Por Natalia Viri

A postura mais realista do governo no leilão de ajuste realizado ontem garantiu que as distribuidoras contratassem boa parte da necessidade de energia necessária para abastecer o mercado no primeiro semestre. Mas o preço elevado necessário para atrair oferta em meio à escassez deve se traduzir em reajustes elevados nas tarifas.

Foram negociados 2,1 mil megawatts (MW) médios em contratos de três e seis meses, cerca da metade para compensar os contratos de 4 mil MW médios que venceram em 2014. O preço médio ficou em R$ 387,07 por MWh, próximo ao teto de R$ 388,48 do Preço de Liquidação das Diferenças (PLD), parâmetro para negociações no mercado de curto prazo (spot).

"Deixar para contratar em cima da hora e na crise custa muito caro. É como comprar uma passagem para o Carnaval na sexta-feira", afirma Claudio Sales, do Instituto Acende Brasil. Segundo ele, o governo acertou em trazer preços mais condizentes com o mercado, mas o problema poderia ser evitado se o pragmatismo tivesse prevalecido nos últimos dois anos.

Apesar dos preços equivalentes ao mercado spot, as distribuidoras têm uma vantagem importante na contratação via leilão. Nesses casos, o repasse às tarifas já pode ser feito no próximo reajuste, enquanto, nas liquidações de curto prazo, a contabilização é feita mês a mês, o que pode levá-la a carregar a conta por mais tempo, pressionando o caixa.

Diante do cenário de reservatórios em baixa, a oferta foi dominada principalmente por comercializadoras. O maior vendedor foi o BTG Pactual, com 800 MW médios. "As comercializadoras têm um portfólio muito mais flexível e trabalham em cima da distorções de mercado", afirma Laura Souza, do Machado, Meyer, Sendacz e Opice Advogados.

Na lista de ofertantes, chamou atenção ainda a presença de indústrias eletrointensivas. A fabricante de alumínio Alcoa vendeu 25 MW médios e a Companhia Brasileira de Alumínio (CBA), outros 90 MW médios. A Gusa Nordeste, que produz ferro-gusa, fechou contratos para venda de 9 MW médios.

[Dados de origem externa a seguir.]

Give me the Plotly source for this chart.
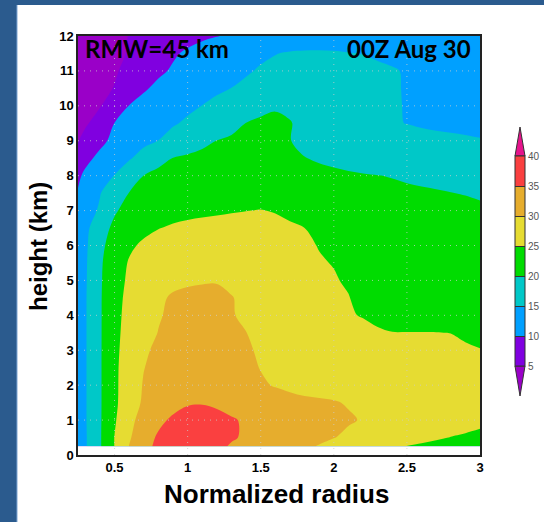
import plotly.graph_objects as go

# Normalized radius (r / RMW) and height (km) of the analysis grid
radius = [0.25, 0.3, 0.4, 0.5, 0.6, 0.7, 0.8, 0.9, 1.0, 1.1, 1.2, 1.3, 1.4, 1.5,
          1.6, 1.7, 1.8, 1.9, 2.0, 2.1, 2.2, 2.3, 2.4, 2.5, 2.6, 2.7, 2.8, 2.9, 3.0]
height = [0.25, 0.5, 1.0, 1.5, 2.0, 2.5, 3.0, 3.5, 4.0, 4.5, 5.0, 5.5, 6.0, 6.5,
          7.0, 7.5, 8.0, 8.5, 9.0, 9.5, 10.0, 10.5, 11.0, 11.5, 12.0]

# Azimuthal-mean tangential wind (m/s), one row per height
wind = [
    [12.0, 14.5, 19.5, 25.1, 30.1, 33.6, 36.0, 37.5, 38.0, 37.5, 36.0, 34.6, 33.8, 33.0, 32.2, 31.4, 30.6, 29.8, 29.0, 28.2, 27.3, 26.5, 25.7, 24.9, 24.4, 23.9, 23.5, 23.0, 22.5],
    [12.0, 14.5, 19.5, 25.1, 29.5, 33.0, 35.6, 37.3, 38.5, 37.8, 36.6, 35.4, 34.5, 33.8, 33.0, 32.3, 31.5, 30.8, 30.1, 29.4, 28.7, 28.1, 27.4, 26.8, 26.2, 25.5, 24.9, 24.5, 24.0],
    [12.5, 14.6, 19.5, 24.5, 28.8, 31.7, 34.0, 35.7, 37.1, 37.1, 36.2, 35.3, 34.6, 34.0, 33.4, 32.8, 32.2, 31.5, 30.9, 30.3, 29.8, 29.3, 28.8, 28.4, 27.9, 27.4, 26.9, 26.5, 26.0],
    [12.5, 14.6, 19.5, 24.1, 27.9, 30.6, 32.3, 33.5, 34.5, 34.7, 34.3, 33.8, 33.0, 32.2, 31.4, 30.9, 30.6, 30.4, 30.2, 29.8, 29.5, 29.2, 28.9, 28.6, 28.3, 28.0, 27.6, 27.3, 27.0],
    [12.5, 14.6, 19.5, 24.1, 27.6, 30.3, 31.6, 32.5, 32.9, 32.8, 32.3, 31.8, 31.1, 30.4, 29.8, 29.4, 29.0, 28.9, 28.8, 28.6, 28.5, 28.4, 28.3, 28.1, 28.0, 27.9, 27.8, 27.6, 27.5],
    [12.5, 14.6, 19.5, 24.1, 27.4, 29.9, 31.2, 32.0, 32.4, 32.4, 32.0, 31.4, 30.7, 29.9, 29.2, 28.8, 28.5, 28.3, 28.2, 28.1, 28.0, 27.9, 27.8, 27.6, 27.5, 27.4, 27.2, 27.1, 27.0],
    [12.3, 14.6, 19.5, 24.0, 27.0, 29.4, 30.8, 31.6, 32.0, 32.0, 31.6, 31.0, 30.4, 29.6, 28.9, 28.4, 28.1, 27.9, 27.7, 27.5, 27.3, 27.1, 26.9, 26.7, 26.5, 26.3, 26.0, 25.6, 25.2],
    [12.0, 14.6, 19.5, 23.9, 26.6, 28.6, 30.1, 31.1, 31.6, 31.6, 31.2, 30.6, 30.05, 29.2, 28.5, 28.0, 27.6, 27.2, 26.8, 26.4, 26.0, 25.5, 25.1, 25.1, 25.1, 25.1, 24.95, 24.3, 23.5],
    [11.8, 14.6, 19.5, 23.8, 26.3, 28.1, 29.7, 30.7, 31.2, 31.2, 30.9, 30.3, 29.2, 28.4, 27.8, 27.3, 26.8, 26.3, 25.8, 25.3, 24.8, 24.0, 23.2, 22.7, 22.5, 22.4, 22.3, 22.2, 22.0],
    [11.6, 14.6, 19.5, 23.7, 26.0, 27.7, 29.3, 30.5, 31.0, 31.0, 30.8, 30.2, 29.0, 28.2, 27.6, 27.0, 26.5, 26.0, 25.6, 25.1, 24.2, 23.3, 22.7, 22.4, 22.3, 22.2, 22.1, 22.0, 21.8],
    [11.4, 14.5, 19.4, 23.5, 25.6, 27.0, 28.2, 29.0, 29.4, 29.7, 29.8, 29.0, 28.2, 27.6, 27.0, 26.5, 26.0, 25.6, 25.2, 24.7, 23.9, 23.2, 22.7, 22.4, 22.3, 22.2, 22.1, 21.9, 21.7],
    [11.2, 14.4, 19.3, 23.0, 25.3, 26.4, 27.3, 27.8, 28.0, 28.1, 28.1, 27.8, 27.4, 27.0, 26.5, 26.0, 25.6, 25.2, 24.9, 24.3, 23.6, 23.0, 22.6, 22.3, 22.2, 22.1, 22.0, 21.8, 21.6],
    [11.0, 14.2, 18.9, 22.0, 24.4, 25.6, 26.3, 26.7, 26.9, 27.0, 27.0, 26.9, 26.7, 26.5, 26.2, 25.8, 25.4, 24.9, 24.2, 23.5, 23.0, 22.6, 22.3, 22.1, 22.0, 21.9, 21.8, 21.6, 21.4],
    [10.8, 13.8, 18.0, 21.0, 23.0, 24.1, 24.9, 25.4, 25.7, 25.9, 26.0, 26.1, 26.2, 26.2, 26.0, 25.5, 25.0, 24.3, 23.6, 23.0, 22.6, 22.2, 21.9, 21.7, 21.6, 21.4, 21.3, 21.1, 20.9],
    [10.5, 13.2, 15.5, 19.5, 21.5, 22.6, 23.4, 23.9, 24.2, 24.4, 24.6, 24.8, 24.95, 25.1, 24.8, 24.2, 23.6, 23.0, 22.4, 22.0, 21.7, 21.5, 21.3, 21.1, 21.0, 20.9, 20.8, 20.6, 20.4],
    [10.3, 12.4, 14.8, 17.5, 20.1, 21.2, 22.0, 22.5, 22.8, 23.0, 23.2, 23.3, 23.4, 23.4, 23.2, 22.8, 22.3, 21.9, 21.5, 21.2, 20.9, 20.7, 20.5, 20.4, 20.3, 20.2, 20.05, 19.9, 19.7],
    [9.3, 10.8, 13.5, 15.1, 17.8, 20.05, 21.0, 21.6, 21.9, 22.1, 22.3, 22.4, 22.5, 22.5, 22.2, 21.7, 21.3, 21.0, 20.7, 20.4, 20.2, 20.05, 19.9, 19.7, 19.5, 19.3, 19.1, 18.9, 18.7],
    [8.0, 8.9, 11.0, 13.0, 14.6, 16.6, 18.8, 20.1, 20.6, 20.9, 21.1, 21.3, 21.4, 21.5, 21.3, 20.9, 20.1, 19.6, 19.2, 18.9, 18.6, 18.3, 18.1, 17.9, 17.7, 17.5, 17.3, 17.1, 16.9],
    [4.8, 6.3, 9.0, 11.0, 12.6, 14.0, 15.05, 16.6, 18.0, 19.2, 20.05, 20.4, 20.7, 20.9, 20.7, 20.1, 19.0, 18.4, 18.0, 17.6, 17.2, 16.9, 16.6, 16.4, 16.1, 15.8, 15.6, 15.4, 15.2],
    [3.5, 4.5, 6.6, 10.1, 11.5, 12.6, 13.6, 14.6, 15.6, 16.8, 18.0, 19.2, 20.05, 20.6, 20.8, 20.3, 18.4, 17.3, 16.6, 16.1, 15.8, 15.5, 15.2, 14.95, 14.6, 14.4, 14.3, 14.2, 14.0],
    [2.5, 3.2, 4.8, 7.0, 10.1, 11.2, 12.2, 13.2, 14.2, 15.05, 16.2, 17.2, 18.2, 19.0, 19.6, 18.8, 17.6, 16.9, 16.4, 16.0, 15.7, 15.5, 15.2, 14.9, 14.2, 13.9, 13.7, 13.5, 13.3],
    [1.8, 2.4, 3.8, 5.2, 7.5, 9.6, 10.8, 11.8, 12.6, 13.4, 14.2, 15.05, 15.8, 16.6, 17.0, 16.9, 16.6, 16.3, 16.1, 15.9, 15.7, 15.5, 15.3, 14.8, 13.9, 13.4, 13.1, 12.9, 12.7],
    [1.2, 1.8, 3.0, 4.5, 6.3, 8.0, 9.4, 10.4, 11.2, 12.0, 12.8, 13.7, 14.6, 15.4, 15.9, 16.0, 16.0, 15.9, 15.8, 15.7, 15.6, 15.4, 15.2, 14.8, 13.8, 13.3, 13.0, 12.8, 12.6],
    [0.8, 1.3, 2.4, 3.8, 5.4, 7.0, 8.4, 9.6, 10.5, 11.2, 12.0, 12.8, 13.6, 14.3, 14.9, 15.3, 15.4, 15.4, 15.3, 15.1, 14.95, 14.7, 14.4, 14.0, 13.5, 13.1, 12.9, 12.7, 12.5],
    [0.5, 1.0, 2.0, 3.2, 5.2, 6.3, 7.3, 8.2, 8.9, 9.5, 9.9, 10.4, 11.0, 11.6, 12.1, 12.6, 13.0, 13.2, 13.3, 13.3, 13.2, 13.1, 12.9, 12.7, 12.5, 12.3, 12.2, 12.1, 12.0],
]

levels = [5, 10, 15, 20, 25, 30, 35, 40]
# fill colours: below 5, the seven 5-wide bands, above 40
band_colors = ["#9A00C8", "#8000E0", "#00A0FF", "#00C8C8", "#00DC00",
               "#E6DC32", "#E6AD2D", "#FA4040", "#E6138C"]
x_ticks = [0.5, 1, 1.5, 2, 2.5, 3]
x_tick_text = ["0.5", "1", "1.5", "2", "2.5", "3"]
y_ticks = list(range(0, 13))

# page geometry in pixels
W, H = 544, 522
PL, PR, PT, PB = 78, 480, 36, 455
pw, ph = PR - PL, PB - PT


def px_x(p):
    return (p - PL) / pw


def px_y(p):
    return (PB - p) / ph


def step_scale(colors):
    n = len(colors)
    out = []
    for i, c in enumerate(colors):
        out.append([i / n, c])
        out.append([(i + 1) / n, c])
    return out


fig = go.Figure()

fig.add_trace(go.Contour(
    x=radius, y=height, z=wind,
    colorscale=step_scale(band_colors),
    contours=dict(start=levels[0], end=levels[-1], size=5, coloring="fill"),
    line=dict(width=0),
    showscale=False,
    hoverinfo="skip",
))

# colour key for the 5-40 bands
fig.add_trace(go.Scatter(
    x=[None], y=[None], mode="markers", showlegend=False, hoverinfo="skip",
    marker=dict(
        color=[levels[0]], cmin=levels[0], cmax=levels[-1],
        colorscale=step_scale(band_colors[1:-1]), showscale=True,
        colorbar=dict(
            thickness=10, thicknessmode="pixels",
            len=210, lenmode="pixels",
            x=px_x(515), xanchor="left", xpad=0,
            y=px_y(261), yanchor="middle", ypad=0,
            tickvals=levels, ticks="inside", ticklen=10, tickwidth=1,
            tickcolor="#333333", outlinewidth=1, outlinecolor="#333333",
            tickfont=dict(family="Liberation Sans, Arial", size=10, color="#555555"),
        ),
    ),
))

shapes = []
# white panel over the blue frame
shapes.append(dict(type="rect", xref="paper", yref="paper",
                   x0=px_x(17), x1=px_x(W + 2), y0=px_y(H + 2), y1=px_y(5),
                   fillcolor="white", line=dict(width=0), layer="below"))
shapes.append(dict(type="line", xref="paper", yref="paper",
                   x0=px_x(17), x1=px_x(17), y0=px_y(H + 2), y1=px_y(5),
                   line=dict(color="#7FA6D4", width=1), layer="below"))
# arrow ends of the colour key
shapes.append(dict(type="path", xref="paper", yref="paper",
                   path=f"M {px_x(515)} {px_y(156)} L {px_x(525)} {px_y(156)} L {px_x(520)} {px_y(127)} Z",
                   fillcolor=band_colors[-1], line=dict(color="#333333", width=1)))
shapes.append(dict(type="path", xref="paper", yref="paper",
                   path=f"M {px_x(515)} {px_y(366)} L {px_x(525)} {px_y(366)} L {px_x(520)} {px_y(396)} Z",
                   fillcolor=band_colors[0], line=dict(color="#333333", width=1)))
# fine dotted grid drawn over the filled contours
grid_line = dict(color="rgba(205,205,205,0.75)", width=1, dash="1px,5px")
for xv in x_ticks[:-1]:
    shapes.append(dict(type="line", xref="x", yref="paper", x0=xv, x1=xv, y0=0, y1=1,
                       line=grid_line, layer="above"))
for yv in y_ticks[1:-1]:
    shapes.append(dict(type="line", xref="paper", yref="y", x0=0, x1=1, y0=yv, y1=yv,
                       line=grid_line, layer="above"))

tick_font = dict(family="Liberation Sans, Arial", size=13, color="black", weight="bold")

fig.update_layout(
    width=W, height=H,
    margin=dict(l=PL, r=W - PR, t=PT, b=H - PB, pad=0, autoexpand=False),
    paper_bgcolor="#2B5B8E",
    plot_bgcolor="white",
    showlegend=False,
    shapes=shapes,
    xaxis=dict(range=[0.25, 3], tickvals=x_ticks, ticktext=x_tick_text,
               showgrid=False, zeroline=False, showline=True, mirror=True,
               linecolor="#222222", linewidth=1.5, ticks="", tickfont=tick_font),
    yaxis=dict(range=[0, 12], tickvals=y_ticks, showgrid=False, zeroline=False,
               showline=True, mirror=True, linecolor="#222222", linewidth=1.5,
               ticks="", tickfont=tick_font),
    annotations=[
        dict(text="RMW=45 km", xref="paper", yref="paper", x=px_x(83), y=px_y(48),
             xanchor="left", yanchor="middle", showarrow=False,
             font=dict(family="Lato", size=24, color="black", weight="bold")),
        dict(text="00Z Aug 30", xref="paper", yref="paper", x=px_x(473), y=px_y(48),
             xanchor="right", yanchor="middle", showarrow=False,
             font=dict(family="Lato", size=24, color="black", weight="bold")),
        dict(text="Normalized radius", xref="paper", yref="paper", x=px_x(276), y=px_y(494),
             xanchor="center", yanchor="middle", showarrow=False,
             font=dict(family="Liberation Sans, Arial", size=26, color="black", weight="bold")),
        dict(text="height (km)", xref="paper", yref="paper", x=px_x(38), y=px_y(247),
             xanchor="center", yanchor="middle", showarrow=False, textangle=-90,
             font=dict(family="Liberation Sans, Arial", size=24, color="black", weight="bold")),
    ],
)

fig.write_html("out.html")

Entre as geradoras, apenas a Cemig vendeu 250 MW médios. Cesp e Copel, que tem concessões que vencem em julho, ficaram de fora. De acordo com Sales, do Acende Brasil, o setor de geração está mais cauteloso por conta do déficit hídrico. A diferença entre as garantias físicas das hidrelétricas e a energia gerada é liquidada no mercado de curto prazo e elas preferem ficar descontratadas para poder mitigar esse risco.

O leilão de ajuste foi uma espécie de "tapa-buraco" por conta da frustração de oferta da modalidade A-1, quando foram vendidos apenas 622 MW médios, garantidos por Eletrobras e Petrobras, em contratos em três anos.

A situação de descontratação é mais crítica para o primeiro semestre, já que a partir de julho está prevista a entrada de cerca de 3 mil MW médios em energia barata de usinas cujas concessões venceram.

O ingresso das cotas, no entanto, ainda é uma incerteza, já que a Cemig contesta na Justiça a devolução de usinas. Para a primeira metade do ano, a situação se complicou porque a estatal mineira conseguiu uma liminar para continuar operando a usina de São Simão, com 1,3 mil MW médios que se transformaria em cotas já neste mês, até que o Superior Tribunal de Justiça (STJ) dê um parecer sobre a questão.